Dr Rice was responding to a question on China’s growing influence, which has seen Beijing rapidly building up trade and economic links with countries in Asia and Africa in recent weeks.

And Chinese President Hu Jintao will make his maiden trip as national leader to India and Pakistan later this month as China forges ahead with its charm offensive to woo its Asian neighbours, both in Asean and Central Asia.

Pentagon officials believe that Beijing is attempting to undercut American influence in the region through this “new diplomacy” coupled with the slogan of “China’s peaceful rise”.

Dressed in a navy-blue jacket and designer heels, Dr Rice was relaxed during the 17-minute interview at her State Department office.

The bad news coming in of Republican losses in the US mid-term elections had no apparent effect on her; she was confident as she fielded questions on various issues, occasionally breaking into laughter.

But China clearly commanded serious attention. And she gave a nuanced response on how Washington viewed the rising power.

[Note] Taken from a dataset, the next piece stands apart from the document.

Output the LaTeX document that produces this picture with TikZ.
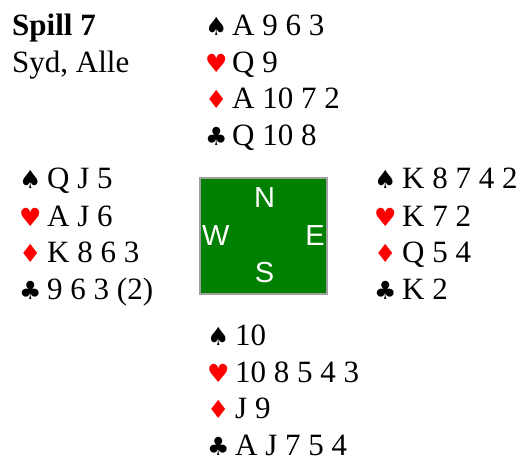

She noted that there were some aspects of China’s external policy that was “not positive”. This included intellectual property rights violations and Chinese military build-up in Asia. There were also concerns about human rights and religious freedom.

But she made clear that overall, China’s expanding global influence was good for the international community.

An active China, however, had to be a “responsible stakeholder” – a phrase coined to describe Beijing’s role in world affairs.

“Now, China has to be responsible in its engagement with the world because it is a big power. It is not just a developing country. It is a big power with lots of influence. So… it needs to be a responsible stakeholder.”

Washington was looking to Beijing to share the burden on a range of issues that included North Korea, Iran and even Africa.

“It needs to take responsibility in Africa, not just to take resources but also to contribute to the development of Africa so that people’s lives are improved.”

She said that China – along with other countries – would play a major role in preventing a nuclear North Korea.

The UN Security Council has voted unanimously in favour of imposing weapons and financial sanctions on the North over its nuclear test.

Dr Rice said that under such conditions, diplomacy through revived six-party talks could yield results.

“I am hopeful that diplomacy with the North Koreans, in a situation where they see what the alternative is, will be more successful this time,” Dr Rice said.

She also stressed that while Iraq was “very important” for the Bush administration, the United States continued to remain engaged in Asia.

In recent months, she has made trips to East Asia and South-east Asia.

President George W. Bush would also be travelling to the Apec Summit in Hanoi this month, with stopovers in Singapore and Indonesia.

“People are keeping an eye on Asean and Asia. We are all spending a lot of time in Asia.”